Understanding real-world user encounters with LLM hallucinations is crucial, particularly as evaluations conducted in controlled laboratory settings or using synthetic benchmarks may not fully capture the spectrum of issues or their nuanced impact on everyday users interacting with deployed mobile applications. App store reviews offer a unique lens through which to observe these "in-the-wild" experiences.

The impact of LLM hallucinations on mobile users can be substantial. For instance, an AI travel planning app might generate incorrect flight details or recommend non-existent attractions; a learning app could provide erroneous factual information; or a productivity tool might summarize a document with fabricated key points. Such experiences can directly mislead users, lead to wasted time, cause frustration, and severely undermine their trust in the AI feature and the application as a whole.

Despite the acknowledgment of hallucination as a general LLM problem, there remains a significant gap in empirically characterizing how these issues manifest specifically within AI mobile apps and how users articulate these problems in their natural language feedback. Current understanding is often based on technical evaluations or general surveys on LLM challenges rather than a focused analysis of user-generated reports from the mobile app ecosystem.

Consequently, this study aims to bridge this gap by systematically analyzing user reviews from a diverse range of AI-powered mobile applications. Our primary goal is to understand and detect user-reported LLM hallucinations directly from their feedback. To achieve this, we address the following research questions: (RQ1) How prevalent are user reports potentially related to LLM hallucination in reviews of AI mobile apps? (RQ2) What types of LLM hallucination do users appear to report in their reviews? (RQ3) What characteristics do user reviews containing potential hallucination reports have? and (RQ4) What are the implications of user-reported hallucination for software quality assurance and the development of AI mobile apps?
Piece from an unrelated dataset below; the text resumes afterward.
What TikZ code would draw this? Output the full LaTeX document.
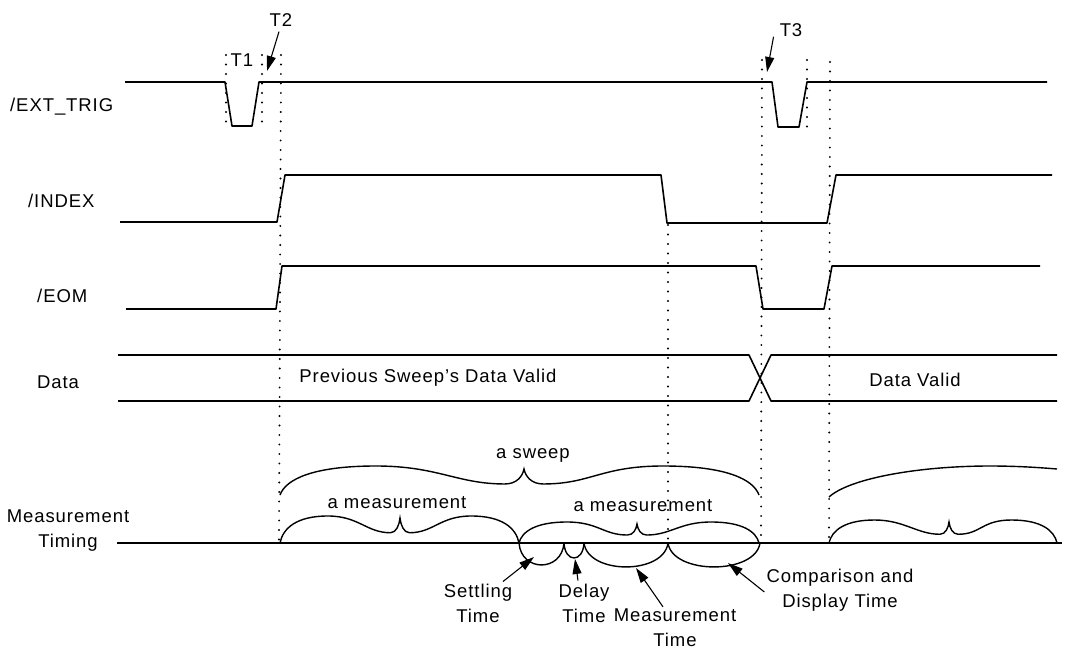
\documentclass[tikz,border=0pt]{standalone}
\usepackage{fontspec}
\setmainfont{Liberation Sans}[LetterSpace=5]
\usetikzlibrary{arrows.meta}
\newcommand{\brup}[6]{%
\draw[brc] (#1,#4)
 .. controls ({#1+0.012*(#2-#1)},{#5+0.45*(#4-#5)}) and ({#1+0.07*(#2-#1)},#5) .. ({#1+0.2*(#2-#1)},#5)
 .. controls ({#1+0.33*(#2-#1)},#5) and ({#3-0.14*(#2-#1)},{#5+0.62*(#4-#5)}) .. ({#3-0.04*(#2-#1)},{#5+0.62*(#4-#5)})
 .. controls ({#3-0.015*(#2-#1)},{#5+0.62*(#4-#5)}) and ({#3-0.003*(#2-#1)},{#6+0.25*(#4-#5)}) .. (#3,#6)
 .. controls ({#3+0.003*(#2-#1)},{#6+0.25*(#4-#5)}) and ({#3+0.015*(#2-#1)},{#5+0.62*(#4-#5)}) .. ({#3+0.04*(#2-#1)},{#5+0.62*(#4-#5)})
 .. controls ({#3+0.14*(#2-#1)},{#5+0.62*(#4-#5)}) and ({#2-0.33*(#2-#1)},#5) .. ({#2-0.2*(#2-#1)},#5)
 .. controls ({#2-0.07*(#2-#1)},#5) and ({#2-0.012*(#2-#1)},{#5+0.45*(#4-#5)}) .. (#2,#4);}
\newcommand{\bowlbr}[3]{%
\draw[brc] (#1,543) .. controls ({#1+0.05*(#2-#1)},{543+1.33*#3}) and ({#2-0.05*(#2-#1)},{543+1.33*#3}) .. (#2,543);}
\begin{document}
\begin{tikzpicture}[x=1pt,y=-1pt,
 sig/.style={line width=1.6pt, line join=round},
 dots/.style={line width=2.1pt, dash pattern=on 0pt off 9.5pt, line cap=round},
 brc/.style={line width=1.4pt},
 lbl/.style={font=\fontsize{18.5}{25}\selectfont, inner sep=0pt},
 arr/.style={line width=1.1pt, -{Triangle[length=15pt,width=9pt]}}]
\useasboundingbox (0,0) rectangle (1065,652);
% signals
\draw[sig] (125,82) -- (225,82) -- (232,126) -- (252,126) -- (259,82) -- (772,82) -- (778,127) -- (799,127) -- (807,82) -- (1047,82);
\draw[sig] (120,222) -- (277,222) -- (285,175) -- (661,175) -- (667,223) -- (827,223) -- (836,175) -- (1052,175);
\draw[sig] (126,309) -- (276,309) -- (282,266) -- (756,266) -- (763,309) -- (824,309) -- (832,266) -- (1040,266);
\draw[sig] (118,355) -- (749,355) -- (771,401) -- (1057,401);
\draw[sig] (118,401) -- (749,401) -- (771,355) -- (1057,355);
\draw[sig] (117,543) -- (1062,543);
% dotted guides
\draw[dots] (226,55) -- (226,128);
\draw[dots] (262,55) -- (262,128);
\draw[dots] (281,55) -- (279,541);
\draw[dots] (668,225) -- (668,541);
\draw[dots] (762,60) -- (761,541);
\draw[dots] (807,60) -- (807,133);
\draw[dots] (830,62) -- (829,541);
% braces
\brup{280}{759}{524}{495}{466}{469}
\brup{280}{519}{400}{543}{516}{518}
\brup{519}{759}{637}{543}{522}{524}
\brup{829}{1057}{949}{543}{520}{522}
\draw[brc] (829,497) .. controls (850,478) and (920,466) .. (990,466) .. controls (1020,466) and (1045,468) .. (1057,469);
\bowlbr{519}{564}{22}
\bowlbr{564}{584}{15}
\bowlbr{584}{668}{24}
\bowlbr{668}{760}{24}
% labels
\node[lbl, anchor=west] (ext) at (10,107) {/EXT\_TRIG};
\node[lbl, anchor=west] (idx) at (28,201) {/INDEX};
\node[lbl, anchor=west] (eom) at (37,296) {/EOM};
\node[lbl, anchor=west] (dat) at (37,382) {Data};
\node[lbl, align=center] (mt) at (68,531) {Measurement\\Timing};
\node[lbl] (t1) at (242,60) {T1};
\node[lbl] (t2) at (281,20) {T2};
\node[lbl] (t3) at (791,30) {T3};
\node[lbl] (prev) at (428,378) {Previous Sweep's Data Valid};
\node[lbl] (dv) at (915,380) {Data Valid};
\node[lbl] (sw) at (533,455) {a sweep};
\node[lbl] (m1) at (397,503) {a measurement};
\node[lbl] (m2) at (643,506) {a measurement};
\node[lbl, align=center] (set) at (478,603) {Settling\\Time};
\node[lbl, align=center] (del) at (584,603) {Delay\\Time};
\node[lbl, align=center] (mea) at (675,628) {Measurement\\Time};
\node[lbl, align=center] (com) at (840,590) {Comparison and\\Display Time};
% arrow targets
\coordinate (t2tip) at (267,71);
\coordinate (t3tip) at (767,72);
\coordinate (settip) at (534,557);
\coordinate (deltip) at (575,559);
\coordinate (meatip) at (636,568);
\coordinate (comtip) at (728,563);
\draw[arr] ([xshift=-2pt,yshift=-5pt]t2.south) -- (t2tip);
\draw[arr] ([xshift=-6pt]t3.south west) -- (t3tip);
\draw[arr] ([xshift=25pt,yshift=2pt]set.north) -- (settip);
\draw[arr] ([xshift=-6pt,yshift=3pt]del.north) -- (deltip);
\draw[arr] ([xshift=-12pt,yshift=2pt]mea.north) -- (meatip);
\draw[arr] ([xshift=-2pt,yshift=-2pt]com.west) -- (comtip);
\end{tikzpicture}
\end{document}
To address these questions, this paper makes the following contributions: first, it provides a large-scale empirical study analyzing 3 million user reviews from 90 diverse AI-powered mobile apps to characterize user-reported issues; second, it develops a heuristic-based User-Reported LLM Hallucination Detection algorithm to identify candidate reviews and manually annotate them; third, it estimates the prevalence of user reports indicative of LLM hallucinations and identifies a data-driven taxonomy of seven user-perceived LLM hallucination types; and fourth, it analyzes linguistic patterns using N-grams generation, Non-Negative Matrix Factorization (NMF) topics, and sentiment characteristics using VADER.

By shedding light on the phenomenon of AI hallucinations in mobile apps, this study aims to contribute to the development of more trustworthy AI-powered mobile applications that can effectively integrate Large Language Models.